Submillimeter Observations of The Isolated Massive Dense Clump IRAS 20126+4104

TL;DR

This study presents submillimeter observations of the IRAS 20126+4104 dense clump, revealing its structure, temperature variations, and rotation, providing insights into the early stages of high-mass star formation.

Contribution

First detailed submillimeter imaging of IRAS 20126+4104 revealing its density, temperature, and kinematic structure, including rotation and infall patterns.

Findings

The clump has a radial density profile indicating infall in the inner region.

Identification of three distinct regions with different temperature and dust properties.

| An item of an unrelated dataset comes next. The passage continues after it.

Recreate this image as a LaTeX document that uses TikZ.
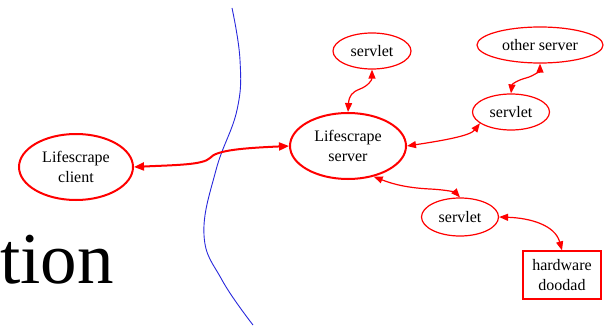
\documentclass[tikz,border=0pt]{standalone}
\usepackage{fontspec}
\setmainfont{Liberation Serif}
\usetikzlibrary{shapes.geometric,arrows.meta}
\definecolor{lred}{RGB}{255,0,0}
\definecolor{lblue}{RGB}{40,40,220}
\tikzset{
  ell/.style={ellipse,draw=lred,line width=1.2pt,inner sep=0pt,align=center,font=\fontsize{16}{20}\selectfont},
  bigell/.style={ell,line width=2pt},
  boxnode/.style={rectangle,draw=lred,line width=1.2pt,inner sep=0pt,align=center,font=\fontsize{16}{20}\selectfont},
  conn/.style={draw=lred,line width=1.2pt,{Triangle[length=9pt,width=7pt]}-{Triangle[length=9pt,width=7pt]}},
  bigconn/.style={draw=lred,line width=2pt,{Triangle[length=10pt,width=8pt]}-{Triangle[length=10pt,width=8pt]}},
}
\begin{document}
\begin{tikzpicture}[x=1pt,y=-1pt]
\useasboundingbox (0,0) rectangle (604,326);
\clip (0,0) rectangle (604,326);
\node[inner sep=0pt,anchor=base east,font=\fontsize{73}{78}\selectfont] (title) at (114,283) {tion};
\draw[lblue,line width=0.9pt] plot[smooth,tension=0.7] coordinates {(232,8) (240,60) (237,110) (216,170) (204,235) (222,280) (253,325)};
\node[bigell,minimum width=114pt,minimum height=66pt] (client) at (76,167) {Lifescrape\\client};
\node[bigell,minimum width=116pt,minimum height=66pt] (server) at (348,146) {Lifescrape\\server};
\node[ell,minimum width=78pt,minimum height=36pt] (s1) at (372,51) {servlet};
\node[ell,minimum width=126pt,minimum height=36pt] (other) at (540,45) {other server};
\node[ell,minimum width=77pt,minimum height=36pt] (s2) at (511,112) {servlet};
\node[ell,minimum width=77pt,minimum height=38pt] (s3) at (460,217) {servlet};
\node[boxnode,minimum width=78pt,minimum height=48pt] (hw) at (562,275) {hardware\\doodad};
\draw[bigconn] (client.east) .. controls (175,165) and (203,165) .. (210,158) .. controls (216,150) and (245,148) .. (server.west);
\draw[conn] (server.north) .. controls (349,96) and (352,92) .. (360,89) .. controls (368,86) and (372,80) .. (s1.south);
\draw[conn] (server.east) .. controls (440,141) and (470,136) .. (s2.200);
\draw[conn] (s2.north) .. controls (512,84) and (518,80) .. (526,78) .. controls (534,76) and (540,70) .. (other.south);
\draw[conn] (server.-50) .. controls (395,185) and (410,188) .. (430,189) .. controls (450,190) and (456,193) .. (s3.north);
\draw[conn] (s3.east) .. controls (530,218) and (555,225) .. (hw.north);
\end{tikzpicture}
\end{document}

Detection of a velocity gradient suggesting complex rotation with opposite senses in core and envelope.

Abstract

We used the CSO 10.4 meter telescope to image the 350 micron and 450 micron continuum and CO J=6-5 line emission of the IRAS 20126+4104 clump. The continuum and line observations show that the clump is isolated over a 4 pc region and has a radius of ~ 0.5 pc. Our analysis shows that the clump has a radial density profile propto r ^{-1.2} for r <~ 0.1 pc and has propto r^{-2.3} for r >~ 0.1 pc which suggests the inner region is infalling, while the infall wave has not yet reached the outer region. Assuming temperature gradient of r^{-0.35}, the power law indices become propto r ^{-0.9} for r < ~0.1 pc and propto r^{-2.0} for r >~ 0.1 pc. Based on a map of the flux ratio of 350micron/450micron, we identify three distinct regions: a bipolar feature that coincides with the large scale CO bipolar outflow; a cocoon-like region that encases the bipolar feature and has a warm surface; and a cold layer outside of the cocoon region. The complex patterns of the flux ratio map indicates that the clump is no longer uniform in terms of temperature as well as dust properties. The CO emission near the systemic velocity traces the dense clump and the outer layer of the clump shows narrow line widths (< ~3 km/s). The clump has a velocity gradient of ~ 2 km/s pc^{-1}, which we interpret as due to rotation of the clump, as the equilibrium mass (~ 200 Msun) is comparable to the LTE mass obtained from the CO line. Over a scale of ~ 1 pc, the clump rotates in the opposite sense with respect to the >~ 0.03 pc disk associated with the (proto)star. This is one of four objects in high-mass and low-mass star forming regions for which a discrepancy between the rotation sense of the envelope and the core has been found, suggesting that such a complex kinematics may not be unusual in star forming regions.